Amidst ongoing studies and debate over the safety of using BPA in bottles, the packager says that although the case against the material is far from proven, its ‘taint-free’ system for water may help offset some consumer fears regarding the product.
A spokesperson for Rapak told BeverageDaily.com that despite additional criticism from some governments and organisations’ over packaging tap-available resources like water, interest in such products will remain resilient on a global perspective.
Stephanie Humez claimed that the company had seen large growth over the decade for bag-in-box water solutions, which she said provide a number of sustainable and functional benefits to store mineral water.
“Bag-in-box generates up to five times less waste than rigid containers, thanks to the fact that empty packs collapse fully to reduce space during disposal and the cardboard outer is fully recyclable,” stated Humez.
The spokesperson added that beyond criticisms over packing water in countries like the UK, major markets like France continued to post large sales of mineral water, driven by demand for beverages sold as healthier alternative products.
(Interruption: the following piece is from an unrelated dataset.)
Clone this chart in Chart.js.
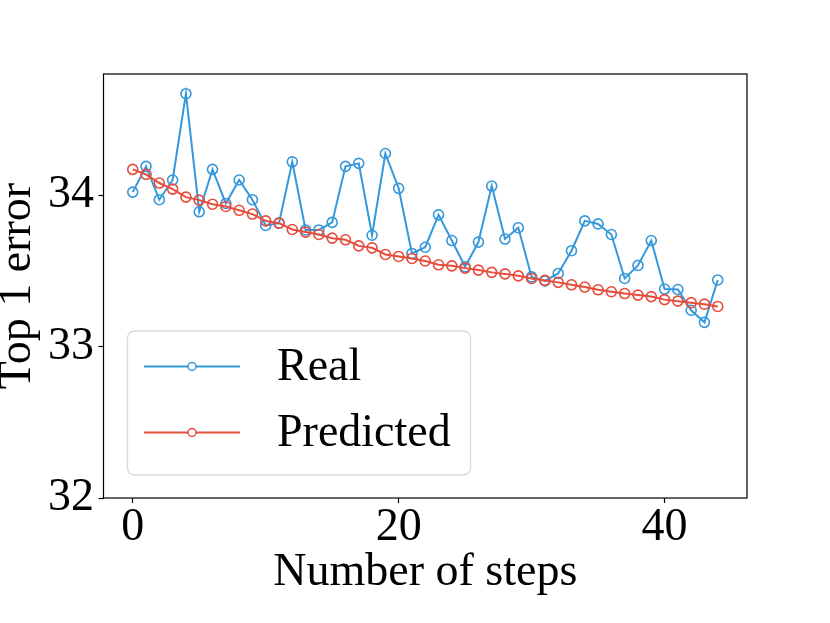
<!DOCTYPE html>
<html>
<head>
<meta charset="utf-8">
<script src="https://cdn.jsdelivr.net/npm/chart.js@4.4.0/dist/chart.umd.min.js"></script>
<style>
  html, body { margin: 0; padding: 0; background: #fff; }
</style>
</head>
<body>
<canvas id="my-chart" width="830" height="623"></canvas>
<script>
const steps = [0, 1, 2, 3, 4, 5, 6, 7, 8, 9, 10, 11, 12, 13, 14, 15, 16, 17, 18, 19, 20, 21,
  22, 23, 24, 25, 26, 27, 28, 29, 30, 31, 32, 33, 34, 35, 36, 37, 38, 39, 40, 41, 42, 43, 44];

const realError = [34.02, 34.19, 33.97, 34.10, 34.67, 33.89, 34.17, 33.945, 34.10, 33.97,
  33.80, 33.815, 34.22, 33.77, 33.77, 33.82, 34.19, 34.21, 33.735, 34.275,
  34.045, 33.615, 33.656, 33.87, 33.70, 33.527, 33.69, 34.06, 33.71, 33.785,
  33.46, 33.434, 33.483, 33.633, 33.83, 33.81, 33.74, 33.45, 33.536, 33.70,
  33.38, 33.377, 33.24, 33.16, 33.44];

const predictedError = [34.17, 34.137, 34.08, 34.04, 33.987, 33.967, 33.94, 33.925, 33.90, 33.875,
  33.83, 33.815, 33.773, 33.756, 33.74, 33.716, 33.705, 33.665, 33.652, 33.608,
  33.595, 33.582, 33.565, 33.54, 33.533, 33.518, 33.505, 33.49, 33.48, 33.467,
  33.45, 33.437, 33.424, 33.408, 33.393, 33.375, 33.362, 33.35, 33.34, 33.33,
  33.31, 33.30, 33.29, 33.28, 33.265];

const xTicks = [0, 20, 40];
const yTicks = [32, 33, 34];

const blue = 'rgb(52, 152, 219)';
const red = 'rgb(231, 76, 60)';

Chart.defaults.font.family = "'Liberation Serif', 'Times New Roman', serif";
Chart.defaults.color = '#000';

// black box round the plot area
const frame = {
  id: 'frame',
  beforeDatasetsDraw(chart) {
    const a = chart.chartArea;
    const ctx = chart.ctx;
    ctx.save();
    ctx.strokeStyle = '#000';
    ctx.lineWidth = 1.2;
    ctx.strokeRect(a.left, a.top, a.right - a.left, a.bottom - a.top);
    ctx.restore();
  }
};

// matplotlib-like legend box in the lower left
const boxLegend = {
  id: 'boxLegend',
  afterDraw(chart) {
    const ctx = chart.ctx;
    ctx.save();
    ctx.beginPath();
    ctx.roundRect(127.5, 331, 343, 144, 7);
    ctx.fillStyle = 'rgba(255,255,255,0.8)';
    ctx.fill();
    ctx.strokeStyle = '#d9d9d9';
    ctx.lineWidth = 1.3;
    ctx.stroke();
    chart.data.datasets.forEach((ds, i) => {
      const y = 366.5 + i * 66;
      ctx.strokeStyle = ds.borderColor;
      ctx.lineWidth = 2;
      ctx.beginPath();
      ctx.moveTo(144, y);
      ctx.lineTo(240, y);
      ctx.stroke();
      ctx.beginPath();
      ctx.arc(192, y, 4, 0, Math.PI * 2);
      ctx.fillStyle = '#fff';
      ctx.fill();
      ctx.lineWidth = 1.5;
      ctx.stroke();
      ctx.fillStyle = '#000';
      ctx.font = "46px 'Liberation Serif', 'Times New Roman', serif";
      ctx.textBaseline = 'middle';
      ctx.textAlign = 'left';
      ctx.fillText(ds.label, 277, y + 1);
    });
    ctx.restore();
  }
};

const ctx = document.getElementById('my-chart').getContext('2d');
new Chart(ctx, {
  type: 'line',
  data: {
    datasets: [
      {
        label: 'Real',
        data: steps.map((s, i) => ({ x: s, y: realError[i] })),
        borderColor: blue,
        backgroundColor: 'rgba(0,0,0,0)',
        pointBorderColor: blue,
        pointBackgroundColor: 'rgba(0,0,0,0)',
        borderWidth: 2,
        pointRadius: 5,
        pointBorderWidth: 1.6,
        tension: 0,
        order: 2
      },
      {
        label: 'Predicted',
        data: steps.map((s, i) => ({ x: s, y: predictedError[i] })),
        borderColor: red,
        backgroundColor: 'rgba(0,0,0,0)',
        pointBorderColor: red,
        pointBackgroundColor: 'rgba(0,0,0,0)',
        borderWidth: 2,
        pointRadius: 5,
        pointBorderWidth: 1.6,
        tension: 0,
        order: 1
      }
    ]
  },
  options: {
    responsive: false,
    animation: false,
    layout: { padding: { left: 0, top: 74, right: 83, bottom: 0 } },
    plugins: {
      legend: { display: false },
      tooltip: { enabled: false }
    },
    scales: {
      x: {
        type: 'linear',
        min: -2.2,
        max: 46.2,
        afterBuildTicks: s => { s.ticks = xTicks.map(v => ({ value: v })); },
        afterFit: s => { s.height = 125; },
        grid: { drawOnChartArea: false, tickLength: 5, tickColor: '#000', tickWidth: 1.2 },
        border: { display: false },
        ticks: { font: { size: 46, lineHeight: 1 }, padding: 2, maxRotation: 0 },
        title: {
          display: true,
          text: 'Number of steps',
          font: { size: 46, lineHeight: 1 },
          padding: { top: 0, bottom: 27 }
        }
      },
      y: {
        min: 32,
        max: 34.8,
        afterBuildTicks: s => { s.ticks = yTicks.map(v => ({ value: v })); },
        afterFit: s => { s.width = 103.5; },
        grid: { drawOnChartArea: false, tickLength: 5, tickColor: '#000', tickWidth: 1.2 },
        border: { display: false },
        ticks: { font: { size: 46, lineHeight: 1 }, padding: 4.5 },
        title: {
          display: true,
          text: 'Top 1 error',
          font: { size: 46, lineHeight: 1 },
          padding: { top: -5, bottom: 0 }
        }
      }
    }
  },
  plugins: [frame, boxLegend]
});
</script>
</body>
</html>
Rapak added that it was continuing to look at developing bag-in-box materials to offer to food and beverage companies for use across the retail and service industry, with water an increasingly important area.
‘Low taint films’
The company says it can work with water bottlers to provide a range of low taint films to be stored in boxes depending on the specific mineral content of certain sources.
Humez said that French water, which is generally more subtle in taste, might be more reliant on the use of its Taint Free materials than others sources that may suit more standard bags.
Rapak claims that the films can reduce reactions between polymers in the packaging and water, which some consumers complain may affect product taste.
“The bag-in-box format, where the bag collapses as the liquid is dispensed, prevents air getting into the product and helps to maintain the quality of the water once the pack is opened,” the company stated. Bacterial growth that can sometime occur as a result of contact with the air can therefore be reduced in the water, according to the manufacturer.
Rapak says that in continuing to push its bag-in-box solutions for use with waters, the group is targeting specific markets such as Northern European, where it says such products are already widely available in five and ten litre sizes.